> **WHAT YOU WILL DO**: Reproduce exactly, and only, the lines of the material below running from the line bearing "Emit a web page" through the line bearing "const targetValues = [20200, 20200];". Leave any pictures out.

===== EXERCISE MATERIAL =====

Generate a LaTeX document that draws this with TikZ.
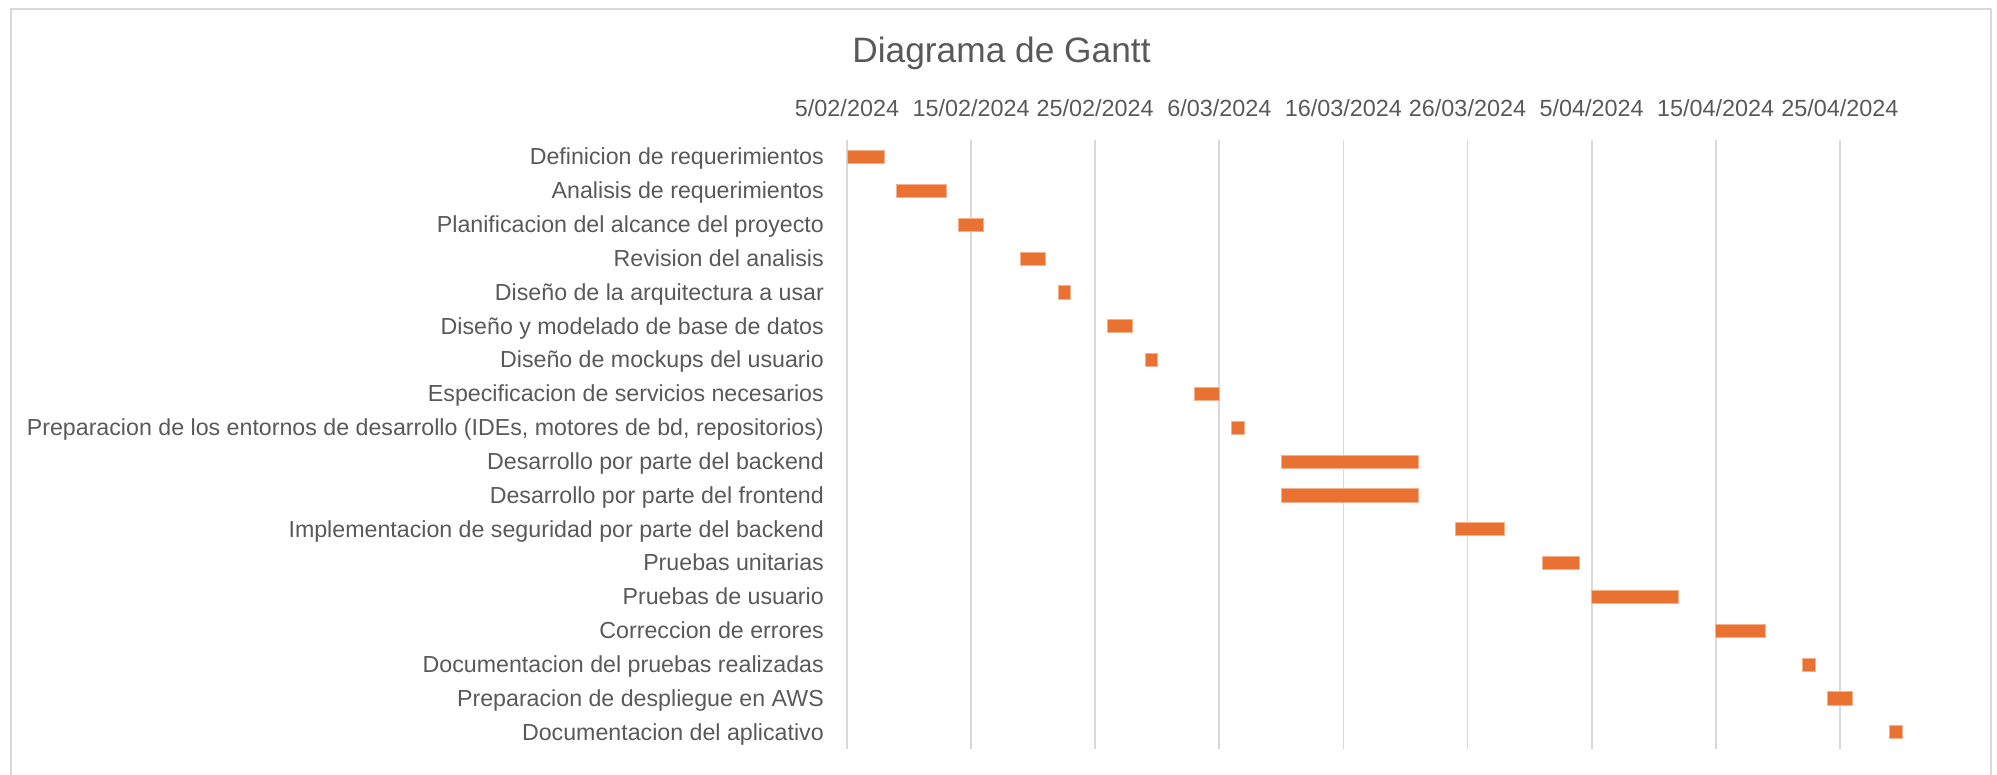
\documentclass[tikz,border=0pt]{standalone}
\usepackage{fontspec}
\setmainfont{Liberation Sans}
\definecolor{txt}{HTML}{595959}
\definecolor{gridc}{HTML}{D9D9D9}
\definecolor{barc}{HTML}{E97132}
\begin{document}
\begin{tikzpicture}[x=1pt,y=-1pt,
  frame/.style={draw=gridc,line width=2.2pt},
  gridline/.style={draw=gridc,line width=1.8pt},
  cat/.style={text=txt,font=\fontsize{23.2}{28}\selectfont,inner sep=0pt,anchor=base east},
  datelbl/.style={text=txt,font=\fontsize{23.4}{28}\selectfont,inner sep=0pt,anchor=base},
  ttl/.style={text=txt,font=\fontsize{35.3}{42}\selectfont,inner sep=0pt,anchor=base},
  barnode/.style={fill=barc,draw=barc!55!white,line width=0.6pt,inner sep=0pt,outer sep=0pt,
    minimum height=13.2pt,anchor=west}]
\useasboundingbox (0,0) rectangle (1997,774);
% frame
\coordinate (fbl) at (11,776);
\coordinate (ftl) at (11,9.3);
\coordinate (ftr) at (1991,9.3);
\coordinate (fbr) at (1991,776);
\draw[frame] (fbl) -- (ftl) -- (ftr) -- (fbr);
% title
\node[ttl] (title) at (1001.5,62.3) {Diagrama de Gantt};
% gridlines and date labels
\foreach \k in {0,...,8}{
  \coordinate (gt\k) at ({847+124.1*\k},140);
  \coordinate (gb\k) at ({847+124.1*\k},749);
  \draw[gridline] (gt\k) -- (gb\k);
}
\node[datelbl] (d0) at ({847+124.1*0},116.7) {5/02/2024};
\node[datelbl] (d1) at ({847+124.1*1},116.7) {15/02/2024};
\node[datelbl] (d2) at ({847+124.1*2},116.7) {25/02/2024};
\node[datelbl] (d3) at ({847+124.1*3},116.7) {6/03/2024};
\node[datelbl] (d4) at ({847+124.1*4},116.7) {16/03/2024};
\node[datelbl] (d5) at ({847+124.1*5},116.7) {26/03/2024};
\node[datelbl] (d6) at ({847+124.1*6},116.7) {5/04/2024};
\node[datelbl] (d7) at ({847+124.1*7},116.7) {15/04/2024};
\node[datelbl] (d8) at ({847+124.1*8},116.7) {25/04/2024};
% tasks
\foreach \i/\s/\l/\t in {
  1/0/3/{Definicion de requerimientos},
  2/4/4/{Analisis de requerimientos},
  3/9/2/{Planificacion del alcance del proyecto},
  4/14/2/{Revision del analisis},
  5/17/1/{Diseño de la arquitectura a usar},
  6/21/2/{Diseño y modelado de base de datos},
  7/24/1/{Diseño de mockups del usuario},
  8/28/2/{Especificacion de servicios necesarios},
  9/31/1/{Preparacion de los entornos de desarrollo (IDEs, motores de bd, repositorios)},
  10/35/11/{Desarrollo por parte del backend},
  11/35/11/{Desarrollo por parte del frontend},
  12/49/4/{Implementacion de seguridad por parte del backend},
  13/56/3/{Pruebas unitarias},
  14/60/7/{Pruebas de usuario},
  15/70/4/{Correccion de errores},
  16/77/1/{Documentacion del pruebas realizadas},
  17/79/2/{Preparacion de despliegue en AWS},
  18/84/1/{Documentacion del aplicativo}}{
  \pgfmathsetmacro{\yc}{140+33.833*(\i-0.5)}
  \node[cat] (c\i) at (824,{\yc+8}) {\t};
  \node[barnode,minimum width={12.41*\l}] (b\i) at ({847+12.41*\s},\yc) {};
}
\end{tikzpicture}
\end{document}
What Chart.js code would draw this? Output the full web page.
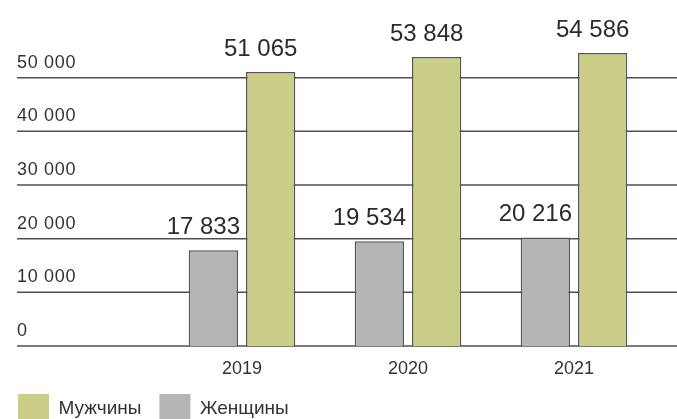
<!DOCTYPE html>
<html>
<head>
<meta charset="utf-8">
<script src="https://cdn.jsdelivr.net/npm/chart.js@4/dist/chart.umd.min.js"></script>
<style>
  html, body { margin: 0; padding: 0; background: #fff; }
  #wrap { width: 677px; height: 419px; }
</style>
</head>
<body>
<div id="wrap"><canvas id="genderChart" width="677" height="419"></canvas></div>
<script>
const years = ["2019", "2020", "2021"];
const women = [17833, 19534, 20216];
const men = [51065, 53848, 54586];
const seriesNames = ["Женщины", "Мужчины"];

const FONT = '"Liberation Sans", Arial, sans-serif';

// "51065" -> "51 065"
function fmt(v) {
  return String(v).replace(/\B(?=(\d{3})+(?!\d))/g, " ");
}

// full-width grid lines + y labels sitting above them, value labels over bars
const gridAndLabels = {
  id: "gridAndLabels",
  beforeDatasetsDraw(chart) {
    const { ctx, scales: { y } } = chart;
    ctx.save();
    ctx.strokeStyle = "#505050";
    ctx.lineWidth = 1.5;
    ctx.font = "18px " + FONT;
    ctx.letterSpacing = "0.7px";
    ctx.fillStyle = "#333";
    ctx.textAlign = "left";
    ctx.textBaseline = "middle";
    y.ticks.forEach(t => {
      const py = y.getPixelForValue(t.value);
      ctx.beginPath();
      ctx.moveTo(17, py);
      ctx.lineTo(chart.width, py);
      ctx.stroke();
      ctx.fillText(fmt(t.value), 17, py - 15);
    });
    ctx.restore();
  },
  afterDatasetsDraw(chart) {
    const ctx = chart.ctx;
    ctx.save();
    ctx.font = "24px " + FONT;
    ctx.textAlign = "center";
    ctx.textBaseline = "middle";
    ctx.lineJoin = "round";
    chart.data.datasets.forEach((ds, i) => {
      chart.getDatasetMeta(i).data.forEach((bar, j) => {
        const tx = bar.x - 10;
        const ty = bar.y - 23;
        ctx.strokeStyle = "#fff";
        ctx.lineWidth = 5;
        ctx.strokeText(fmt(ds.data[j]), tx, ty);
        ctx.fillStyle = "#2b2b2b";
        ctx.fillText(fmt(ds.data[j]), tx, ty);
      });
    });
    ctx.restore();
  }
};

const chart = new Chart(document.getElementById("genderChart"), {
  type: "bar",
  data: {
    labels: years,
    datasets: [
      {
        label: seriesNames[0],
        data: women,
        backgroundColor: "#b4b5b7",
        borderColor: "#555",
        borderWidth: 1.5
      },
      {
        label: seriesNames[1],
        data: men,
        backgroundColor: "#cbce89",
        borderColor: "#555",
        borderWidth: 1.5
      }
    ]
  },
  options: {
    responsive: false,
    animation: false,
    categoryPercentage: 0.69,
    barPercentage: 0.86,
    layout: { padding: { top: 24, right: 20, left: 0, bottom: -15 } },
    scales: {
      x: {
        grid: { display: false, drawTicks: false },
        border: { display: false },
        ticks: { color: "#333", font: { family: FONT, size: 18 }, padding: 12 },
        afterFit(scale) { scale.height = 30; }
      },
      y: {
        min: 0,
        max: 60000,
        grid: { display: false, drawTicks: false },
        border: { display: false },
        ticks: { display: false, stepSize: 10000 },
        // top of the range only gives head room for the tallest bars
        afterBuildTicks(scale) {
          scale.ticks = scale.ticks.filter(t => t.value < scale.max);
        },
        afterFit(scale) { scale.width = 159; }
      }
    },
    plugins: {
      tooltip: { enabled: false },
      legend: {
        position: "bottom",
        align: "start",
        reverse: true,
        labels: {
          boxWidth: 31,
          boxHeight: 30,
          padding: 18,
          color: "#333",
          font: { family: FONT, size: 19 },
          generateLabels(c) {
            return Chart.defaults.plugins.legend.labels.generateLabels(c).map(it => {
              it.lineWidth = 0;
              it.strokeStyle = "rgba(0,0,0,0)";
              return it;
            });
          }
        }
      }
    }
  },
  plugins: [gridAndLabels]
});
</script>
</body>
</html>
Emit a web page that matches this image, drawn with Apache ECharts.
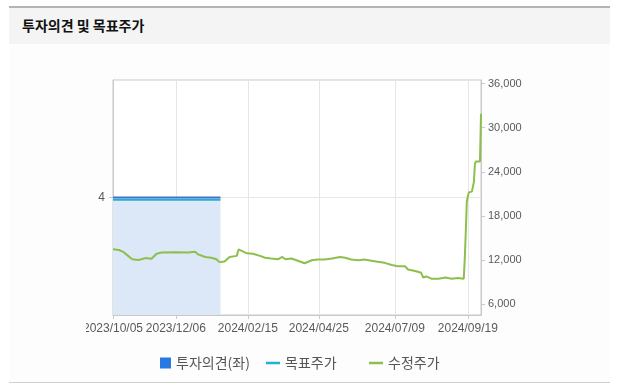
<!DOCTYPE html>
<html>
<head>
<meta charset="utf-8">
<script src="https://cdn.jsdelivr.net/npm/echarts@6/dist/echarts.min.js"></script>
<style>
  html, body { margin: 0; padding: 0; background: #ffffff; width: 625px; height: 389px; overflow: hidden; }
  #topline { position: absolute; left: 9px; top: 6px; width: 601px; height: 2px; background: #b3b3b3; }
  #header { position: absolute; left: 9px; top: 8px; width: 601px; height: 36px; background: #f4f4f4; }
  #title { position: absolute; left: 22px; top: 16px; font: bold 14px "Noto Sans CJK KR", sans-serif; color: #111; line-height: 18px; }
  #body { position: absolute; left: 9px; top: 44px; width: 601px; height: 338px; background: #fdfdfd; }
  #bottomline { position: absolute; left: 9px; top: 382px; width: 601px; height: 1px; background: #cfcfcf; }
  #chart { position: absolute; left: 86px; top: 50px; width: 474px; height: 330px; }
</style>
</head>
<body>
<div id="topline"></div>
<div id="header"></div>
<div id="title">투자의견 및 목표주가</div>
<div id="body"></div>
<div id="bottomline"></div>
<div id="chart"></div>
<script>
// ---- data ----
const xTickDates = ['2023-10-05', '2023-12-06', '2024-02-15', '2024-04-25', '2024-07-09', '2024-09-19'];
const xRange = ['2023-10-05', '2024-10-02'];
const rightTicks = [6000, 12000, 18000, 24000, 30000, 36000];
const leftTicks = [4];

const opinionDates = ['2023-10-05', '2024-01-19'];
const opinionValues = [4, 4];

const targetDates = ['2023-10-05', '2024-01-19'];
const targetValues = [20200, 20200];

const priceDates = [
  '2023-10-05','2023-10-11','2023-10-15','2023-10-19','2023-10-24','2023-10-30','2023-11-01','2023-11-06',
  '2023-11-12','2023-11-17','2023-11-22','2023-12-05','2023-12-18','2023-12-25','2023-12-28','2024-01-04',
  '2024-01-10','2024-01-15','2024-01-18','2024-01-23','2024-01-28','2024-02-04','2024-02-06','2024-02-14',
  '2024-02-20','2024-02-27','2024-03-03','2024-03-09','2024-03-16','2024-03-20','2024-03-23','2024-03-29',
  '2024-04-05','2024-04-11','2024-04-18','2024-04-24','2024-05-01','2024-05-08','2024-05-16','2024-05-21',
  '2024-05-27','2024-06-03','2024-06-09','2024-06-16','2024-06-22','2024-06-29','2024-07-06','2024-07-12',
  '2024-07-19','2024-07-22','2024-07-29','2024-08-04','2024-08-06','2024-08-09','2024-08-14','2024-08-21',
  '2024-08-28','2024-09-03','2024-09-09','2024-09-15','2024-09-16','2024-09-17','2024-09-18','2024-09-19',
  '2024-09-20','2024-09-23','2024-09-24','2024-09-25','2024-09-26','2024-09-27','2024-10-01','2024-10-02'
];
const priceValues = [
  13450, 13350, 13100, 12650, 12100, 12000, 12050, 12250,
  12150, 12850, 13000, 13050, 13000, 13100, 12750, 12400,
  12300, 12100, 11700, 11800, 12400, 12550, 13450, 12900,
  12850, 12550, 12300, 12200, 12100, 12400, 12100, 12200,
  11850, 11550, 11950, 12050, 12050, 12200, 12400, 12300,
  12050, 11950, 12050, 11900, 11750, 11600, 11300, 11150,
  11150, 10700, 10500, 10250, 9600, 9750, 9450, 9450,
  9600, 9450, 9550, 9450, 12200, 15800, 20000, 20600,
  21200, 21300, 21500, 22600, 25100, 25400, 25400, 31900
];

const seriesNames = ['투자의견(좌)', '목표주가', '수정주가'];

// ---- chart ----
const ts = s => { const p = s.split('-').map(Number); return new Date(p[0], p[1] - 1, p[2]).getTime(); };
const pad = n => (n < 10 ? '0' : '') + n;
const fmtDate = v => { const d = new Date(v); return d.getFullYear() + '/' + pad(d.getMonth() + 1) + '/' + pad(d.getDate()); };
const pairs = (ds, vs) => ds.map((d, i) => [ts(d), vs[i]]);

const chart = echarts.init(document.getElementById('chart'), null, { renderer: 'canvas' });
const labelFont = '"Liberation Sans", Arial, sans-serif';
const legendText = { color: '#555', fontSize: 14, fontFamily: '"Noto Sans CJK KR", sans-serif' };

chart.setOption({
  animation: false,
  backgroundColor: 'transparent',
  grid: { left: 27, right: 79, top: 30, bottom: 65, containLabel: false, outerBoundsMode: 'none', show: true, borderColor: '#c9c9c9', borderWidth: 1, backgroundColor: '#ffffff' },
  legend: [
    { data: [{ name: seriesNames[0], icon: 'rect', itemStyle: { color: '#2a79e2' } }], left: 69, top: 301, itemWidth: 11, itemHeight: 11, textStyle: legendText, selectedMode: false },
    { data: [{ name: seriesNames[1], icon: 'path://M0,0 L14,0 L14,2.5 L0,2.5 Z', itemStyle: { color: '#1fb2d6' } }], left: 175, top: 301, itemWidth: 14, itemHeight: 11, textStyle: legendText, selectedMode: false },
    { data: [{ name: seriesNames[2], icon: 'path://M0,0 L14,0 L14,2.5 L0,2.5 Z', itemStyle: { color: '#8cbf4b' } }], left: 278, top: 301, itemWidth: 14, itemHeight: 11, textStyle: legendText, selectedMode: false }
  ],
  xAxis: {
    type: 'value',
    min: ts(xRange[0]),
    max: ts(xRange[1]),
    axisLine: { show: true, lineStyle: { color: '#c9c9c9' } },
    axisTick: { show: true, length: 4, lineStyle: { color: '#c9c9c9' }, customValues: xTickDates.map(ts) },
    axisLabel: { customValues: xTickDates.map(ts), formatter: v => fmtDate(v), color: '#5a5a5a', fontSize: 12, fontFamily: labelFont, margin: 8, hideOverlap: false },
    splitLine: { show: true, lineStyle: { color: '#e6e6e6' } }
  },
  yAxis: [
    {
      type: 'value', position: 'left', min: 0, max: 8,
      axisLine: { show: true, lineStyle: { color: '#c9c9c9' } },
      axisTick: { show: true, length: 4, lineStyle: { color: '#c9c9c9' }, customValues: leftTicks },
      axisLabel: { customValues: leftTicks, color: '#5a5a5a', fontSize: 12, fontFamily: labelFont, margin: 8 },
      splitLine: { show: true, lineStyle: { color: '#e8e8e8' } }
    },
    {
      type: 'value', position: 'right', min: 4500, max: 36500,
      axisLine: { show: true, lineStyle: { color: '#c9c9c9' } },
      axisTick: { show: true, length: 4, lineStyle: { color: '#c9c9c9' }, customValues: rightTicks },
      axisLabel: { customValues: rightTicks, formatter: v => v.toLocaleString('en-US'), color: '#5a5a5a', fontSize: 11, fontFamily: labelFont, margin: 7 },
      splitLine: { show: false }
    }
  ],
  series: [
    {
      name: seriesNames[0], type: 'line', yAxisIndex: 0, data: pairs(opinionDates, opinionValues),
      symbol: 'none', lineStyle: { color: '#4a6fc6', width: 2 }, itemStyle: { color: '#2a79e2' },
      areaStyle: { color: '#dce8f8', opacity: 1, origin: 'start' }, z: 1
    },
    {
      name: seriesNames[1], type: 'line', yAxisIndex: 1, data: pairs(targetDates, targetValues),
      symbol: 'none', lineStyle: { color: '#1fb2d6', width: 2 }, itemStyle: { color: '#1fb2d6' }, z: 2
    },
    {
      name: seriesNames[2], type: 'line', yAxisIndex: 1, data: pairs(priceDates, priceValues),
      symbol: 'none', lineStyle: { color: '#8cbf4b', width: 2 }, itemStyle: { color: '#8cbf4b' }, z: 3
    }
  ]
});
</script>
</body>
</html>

=====

> **FULL OUTPUT**:
Emit a web page that matches this image, drawn with Apache ECharts.
<!DOCTYPE html>
<html>
<head>
<meta charset="utf-8">
<script src="https://cdn.jsdelivr.net/npm/echarts@6/dist/echarts.min.js"></script>
<style>
  html, body { margin: 0; padding: 0; background: #ffffff; width: 625px; height: 389px; overflow: hidden; }
  #topline { position: absolute; left: 9px; top: 6px; width: 601px; height: 2px; background: #b3b3b3; }
  #header { position: absolute; left: 9px; top: 8px; width: 601px; height: 36px; background: #f4f4f4; }
  #title { position: absolute; left: 22px; top: 16px; font: bold 14px "Noto Sans CJK KR", sans-serif; color: #111; line-height: 18px; }
  #body { position: absolute; left: 9px; top: 44px; width: 601px; height: 338px; background: #fdfdfd; }
  #bottomline { position: absolute; left: 9px; top: 382px; width: 601px; height: 1px; background: #cfcfcf; }
  #chart { position: absolute; left: 86px; top: 50px; width: 474px; height: 330px; }
</style>
</head>
<body>
<div id="topline"></div>
<div id="header"></div>
<div id="title">투자의견 및 목표주가</div>
<div id="body"></div>
<div id="bottomline"></div>
<div id="chart"></div>
<script>
// ---- data ----
const xTickDates = ['2023-10-05', '2023-12-06', '2024-02-15', '2024-04-25', '2024-07-09', '2024-09-19'];
const xRange = ['2023-10-05', '2024-10-02'];
const rightTicks = [6000, 12000, 18000, 24000, 30000, 36000];
const leftTicks = [4];

const opinionDates = ['2023-10-05', '2024-01-19'];
const opinionValues = [4, 4];

const targetDates = ['2023-10-05', '2024-01-19'];
const targetValues = [20200, 20200];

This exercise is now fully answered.